In a press release accompanying the report, UCLA’s Bail Practicum shared critical data about these jumps in the length of pretrial incarceration, saying: “People incarcerated in Los Angeles County jails pretrial are being held for longer periods of time during the COVID-19 pandemic than prior to the pandemic. While 35% of the pretrial population in January had been in custody for six months or longer, in September it jumped to 41%.” This report data shows us that, rather than decarcerating, as public health experts call us to do during the pandemic, the County is holding people longer pretrial, thus violating their right to a speedy trial, and harming community safety by furthering conditions that increase the spread of COVID.

Even though the County is aware of the grave risk people incarcerated in the jails face during COVID-19, many County actors have exacerbated this crisis rather than take every action to protect people who they have a duty to serve. Litigation that was filed in April against the County by Justice LA member organizations like Dignity and Power Now and Youth Justice Coalition, as well as by Black Lives Matter co-founder Patrisse Cullors, has not led to any decrease in the jail population; in fact, the LA County Sheriff’s Department continues to book increasingly more people into custody during this dangerous time. Recently, a judge ordered San Quentin to be depopulated by 50%

Similarly, in a powerful litigation victory led by ACLU of Southern California, a judge ordered a 50% depopulation of Orange County as well. These judgments were based on public health experts’ opinions. Experts know that without these reductions in jail populations, community members’ lives are at risk. Lex Steppling, Director of Campaigns and Policy at Dignity and Power Now, remarks of the situation: “LA County cannot continue to let people die and risk more and more lives in service of political inertia.”

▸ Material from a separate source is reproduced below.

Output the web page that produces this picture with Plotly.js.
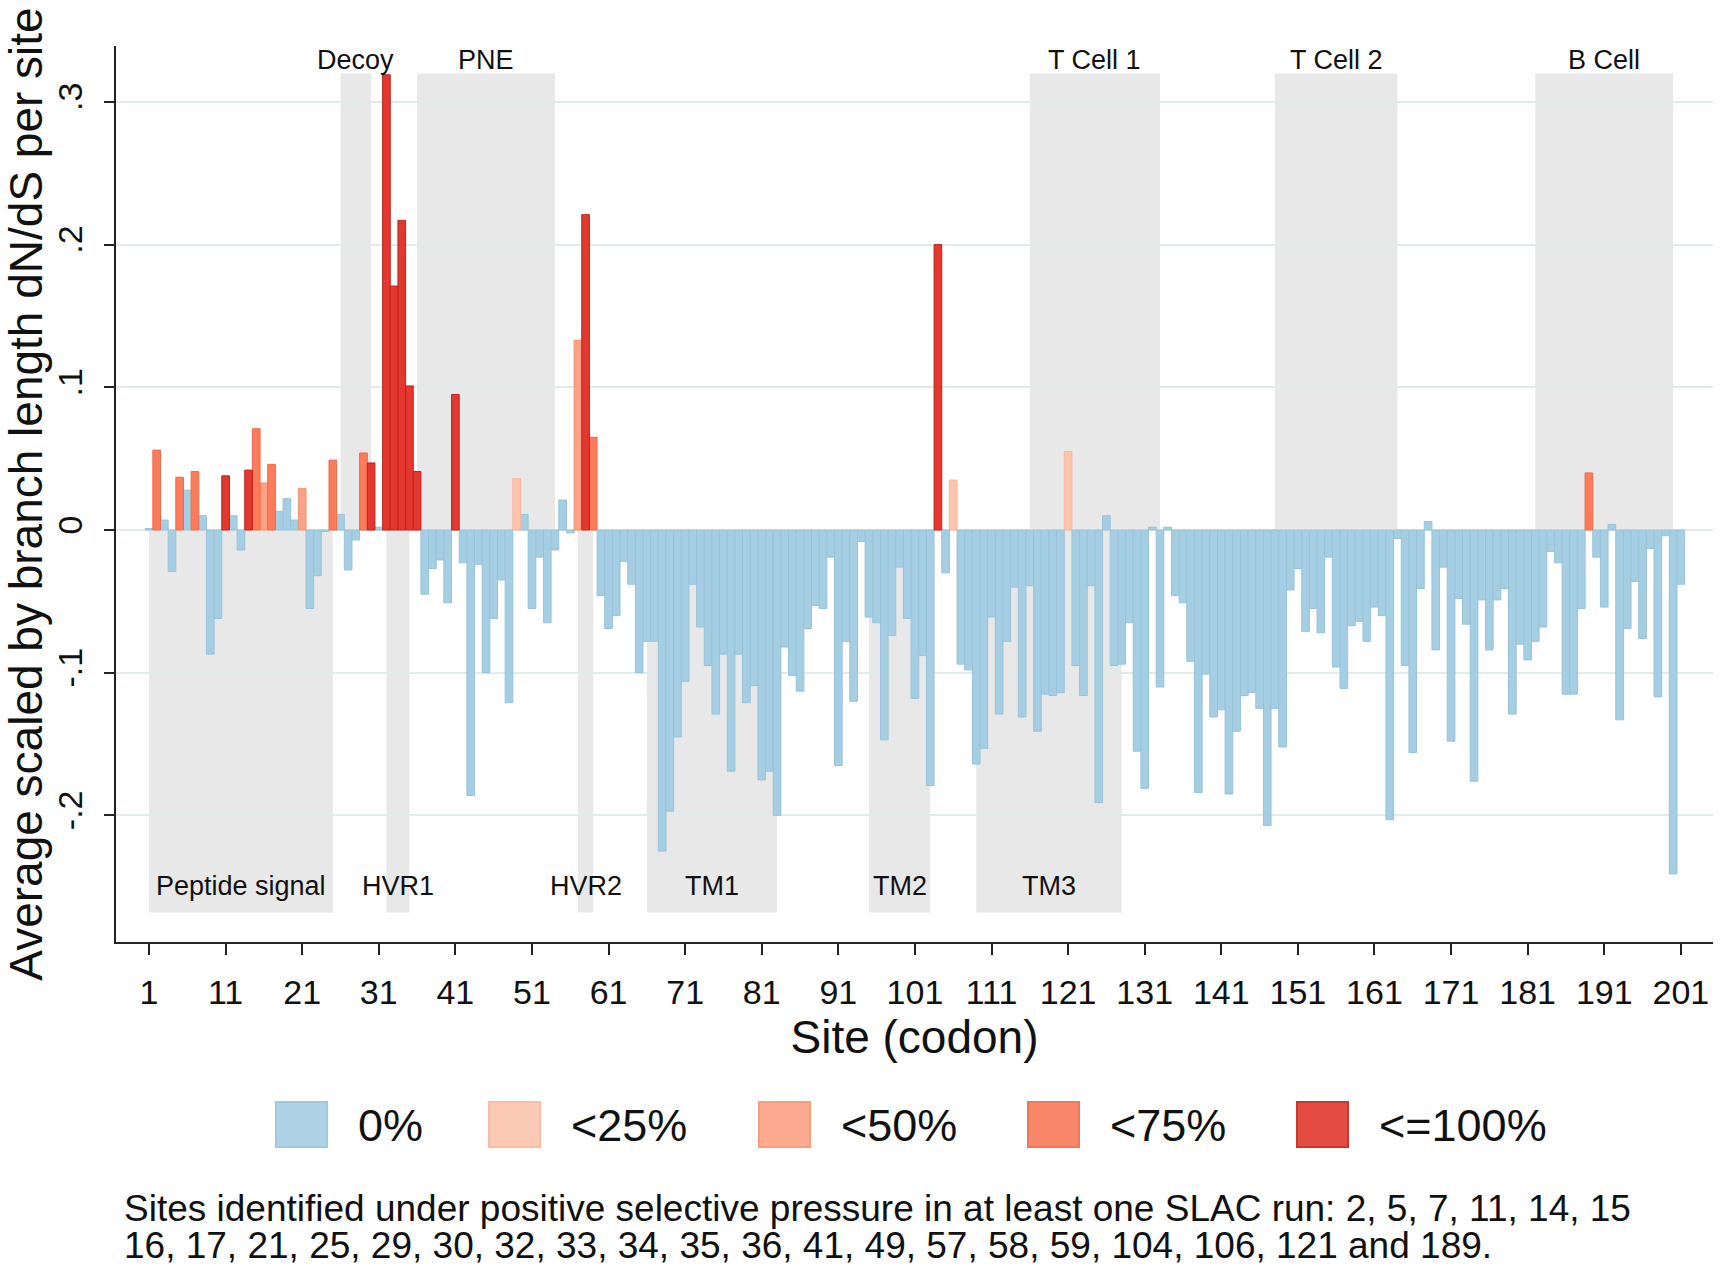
<!DOCTYPE html>
<html>
<head>
<meta charset="utf-8">
<script src="https://cdn.plot.ly/plotly-3.0.1.min.js"></script>
<style>
  html, body { margin: 0; padding: 0; background: #fff; }
  #chart { width: 1720px; height: 1268px; }
</style>
</head>
<body>
<div id="chart"></div>
<script>
// ---- Data: average scaled dN/dS per site (sites 1..201) ----
const dnds = [
  0.001, 0.056, 0.007, -0.029, 0.037, 0.028, 0.041, 0.010, -0.087, -0.062,
  0.038, 0.010, -0.014, 0.042, 0.071, 0.033, 0.046, 0.013, 0.022, 0.007,
  0.029, -0.055, -0.032, -0.001, 0.049, 0.011, -0.028, -0.007, 0.054, 0.047,
  0.002, 0.319, 0.171, 0.217, 0.101, 0.041, -0.045, -0.027, -0.021, -0.051,
  0.095, -0.023, -0.186, -0.024, -0.100, -0.062, -0.035, -0.121, 0.036, 0.011,
  -0.055, -0.019, -0.065, -0.014, 0.021, -0.002, 0.133, 0.221, 0.065, -0.046,
  -0.069, -0.060, -0.022, -0.038, -0.100, -0.078, -0.078, -0.225, -0.197, -0.145,
  -0.106, -0.038, -0.068, -0.095, -0.129, -0.087, -0.169, -0.087, -0.121, -0.109,
  -0.175, -0.169, -0.200, -0.082, -0.102, -0.113, -0.069, -0.053, -0.055, -0.019,
  -0.165, -0.078, -0.120, -0.008, -0.061, -0.065, -0.147, -0.074, -0.026, -0.062,
  -0.118, -0.088, -0.179, 0.200, -0.030, 0.035, -0.094, -0.098, -0.164, -0.153,
  -0.061, -0.129, -0.078, -0.040, -0.131, -0.039, -0.141, -0.115, -0.116, -0.114,
  0.055, -0.095, -0.116, -0.039, -0.191, 0.010, -0.095, -0.094, -0.065, -0.155,
  -0.181, 0.002, -0.110, 0.002, -0.046, -0.051, -0.092, -0.184, -0.101, -0.131,
  -0.126, -0.185, -0.141, -0.116, -0.114, -0.125, -0.207, -0.125, -0.152, -0.042,
  -0.027, -0.071, -0.055, -0.072, -0.019, -0.096, -0.111, -0.067, -0.064, -0.078,
  -0.054, -0.060, -0.203, -0.006, -0.095, -0.156, -0.041, 0.006, -0.084, -0.026,
  -0.148, -0.048, -0.066, -0.176, -0.049, -0.084, -0.049, -0.041, -0.129, -0.080,
  -0.091, -0.078, -0.068, -0.015, -0.023, -0.115, -0.115, -0.055, 0.040, -0.019,
  -0.054, 0.004, -0.133, -0.069, -0.036, -0.076, -0.013, -0.117, -0.004, -0.241,
  -0.038
];

// Sites under positive selection and their SLAC-run share class (index into categories)
const slacSites = [2, 5, 7, 11, 14, 15, 16, 17, 21, 25, 29, 30, 32, 33, 34, 35, 36, 41, 49, 57, 58, 59, 104, 106, 121, 189];
const slacClass = [3, 3, 3, 4, 4, 3, 2, 3, 2, 3, 3, 4, 4, 4, 4, 4, 4, 4, 1, 2, 4, 3, 4, 1, 1, 3];

const categories = ['0%', '<25%', '<50%', '<75%', '<=100%'];
const catColors = ['#A6CEE3', '#FCC4AD', '#FCA185', '#FB7B5B', '#E2382F'];
const catEdges  = ['#98C3DB', '#F8B69C', '#F69273', '#EE6A4A', '#C4221D'];

// Protein regions
const topRegions = ['Decoy', 'PNE', 'T Cell 1', 'T Cell 2', 'B Cell'];
const topStart   = [26, 36, 116, 148, 182];
const topEnd     = [30, 54, 133, 164, 200];
const botRegions = ['Peptide signal', 'HVR1', 'HVR2', 'TM1', 'TM2', 'TM3'];
const botStart   = [1, 32, 57, 66, 95, 109];
const botEnd     = [25, 35, 59, 83, 103, 128];
const regionTop = 0.32, regionBottom = -0.268;

const xTicks = [1, 11, 21, 31, 41, 51, 61, 71, 81, 91, 101, 111, 121, 131, 141, 151, 161, 171, 181, 191, 201];
const yTicks = [-0.2, -0.1, 0, 0.1, 0.2, 0.3];
const yTickText = ['-.2', '-.1', '0', '.1', '.2', '.3'];

const noteLines = [
  'Sites identified under positive selective pressure in at least one SLAC run: 2, 5, 7, 11, 14, 15',
  '16, 17, 21, 25, 29, 30, 32, 33, 34, 35, 36, 41, 49, 57, 58, 59, 104, 106, 121 and 189.'
];

// ---- Build traces ----
const sites = dnds.map((_, i) => i + 1);
const siteClass = sites.map(s => {
  const k = slacSites.indexOf(s);
  return k >= 0 ? slacClass[k] : 0;
});

const traces = categories.map((name, c) => {
  const xs = [], ys = [];
  sites.forEach((s, i) => { if (siteClass[i] === c) { xs.push(s); ys.push(dnds[i]); } });
  return {
    type: 'bar', name: name, x: xs, y: ys, width: 1,
    marker: { color: catColors[c], line: { color: catEdges[c], width: 1 } },
    showlegend: false, hoverinfo: 'x+y'
  };
});

// ---- Layout geometry (pixels) ----
const W = 1720, H = 1268;
const ML = 116, MR = 7, MT = 46, MB = 326;
const PW = W - ML - MR, PH = H - MT - MB;
const px = p => (p - ML) / PW;
const py = p => (MT + PH - p) / PH;

const FONT = 'Liberation Sans, Arial, sans-serif';
const shapes = [];
const annotations = [];

topRegions.forEach((name, i) => {
  shapes.push({ type: 'rect', xref: 'x', yref: 'y', layer: 'below',
    x0: topStart[i], x1: topEnd[i], y0: 0, y1: regionTop,
    fillcolor: '#E8E8E8', line: { width: 0 } });
  annotations.push({ x: (topStart[i] + topEnd[i]) / 2, y: 0.3295, xref: 'x', yref: 'y',
    text: name, showarrow: false, font: { family: FONT, size: 27, color: '#111' } });
});
botRegions.forEach((name, i) => {
  shapes.push({ type: 'rect', xref: 'x', yref: 'y', layer: 'below',
    x0: botStart[i], x1: botEnd[i], y0: regionBottom, y1: 0,
    fillcolor: '#E8E8E8', line: { width: 0 } });
  annotations.push({ x: (botStart[i] + botEnd[i]) / 2, y: -0.2495, xref: 'x', yref: 'y',
    text: name, showarrow: false, font: { family: FONT, size: 27, color: '#111' } });
});

// Legend (drawn as boxes + labels below the plot)
const legBoxLeft = [276, 489, 759, 1028, 1297];
categories.forEach((name, c) => {
  shapes.push({ type: 'rect', xref: 'paper', yref: 'paper',
    x0: px(legBoxLeft[c]), x1: px(legBoxLeft[c] + 51), y0: py(1147), y1: py(1102),
    fillcolor: catColors[c], opacity: 0.9, line: { color: catEdges[c], width: 2 } });
  annotations.push({ xref: 'paper', yref: 'paper', x: px(legBoxLeft[c] + 80), y: py(1125),
    xanchor: 'left', yanchor: 'middle', text: name, showarrow: false,
    font: { family: FONT, size: 45, color: '#111' } });
});

noteLines.forEach((t, i) => {
  annotations.push({ xref: 'paper', yref: 'paper', x: px(122), y: py(1208 + i * 37),
    xanchor: 'left', yanchor: 'middle', text: t, showarrow: false,
    font: { family: FONT, size: 37, color: '#111' } });
});

const layout = {
  width: W, height: H,
  margin: { l: ML, r: MR, t: MT, b: MB, pad: 0 },
  paper_bgcolor: '#fff', plot_bgcolor: '#fff',
  font: { family: FONT, color: '#111' },
  barmode: 'overlay', bargap: 0,
  showlegend: false,
  xaxis: {
    range: [-3.31, 205.2], tickvals: xTicks, ticktext: xTicks.map(String),
    showgrid: false, zeroline: false, showline: true, linecolor: '#222', linewidth: 2,
    ticks: 'outside', ticklen: 11, tickwidth: 2, tickcolor: '#222',
    tickfont: { family: FONT, size: 34, color: '#111' }, ticklabelstandoff: 8,
    title: { text: 'Site (codon)', font: { family: FONT, size: 46, color: '#111' }, standoff: 2 }
  },
  yaxis: {
    range: [-0.2887, 0.3392], tickvals: yTicks, ticktext: yTickText, tickangle: -90,
    showgrid: true, gridcolor: '#E1EBEB', gridwidth: 2, zeroline: false,
    showline: true, linecolor: '#222', linewidth: 2,
    ticks: 'outside', ticklen: 10, tickwidth: 2, tickcolor: '#222',
    tickfont: { family: FONT, size: 34, color: '#111' }, ticklabelstandoff: 8,
    title: { text: 'Average scaled by branch length dN/dS per site', font: { family: FONT, size: 46, color: '#111' }, standoff: 2 }
  },
  shapes: shapes,
  annotations: annotations
};

Plotly.newPlot('chart', traces, layout, { displayModeBar: false, staticPlot: true });
</script>
</body>
</html>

Los Angeles County can take action now, without a judge’s order, to reduce the jail population. The County managed to reduce jail populations by over five thousand people at the beginning of the pandemic, and they must do it once again.

 Alicia Virani, professor in the Bail Practicum at the UCLA School of Law, says, “What is most imperative at this moment in time, amidst the surge in COVID-19 rates, is that people are safely released into the community, are tested prior to being released to prevent community spread, and that in-custody trials are prioritized and safely carried out.”

We must follow the advice of public health experts and community leaders to ensure the safety of our incarcerated loved ones by moving to safely release people being held pretrial.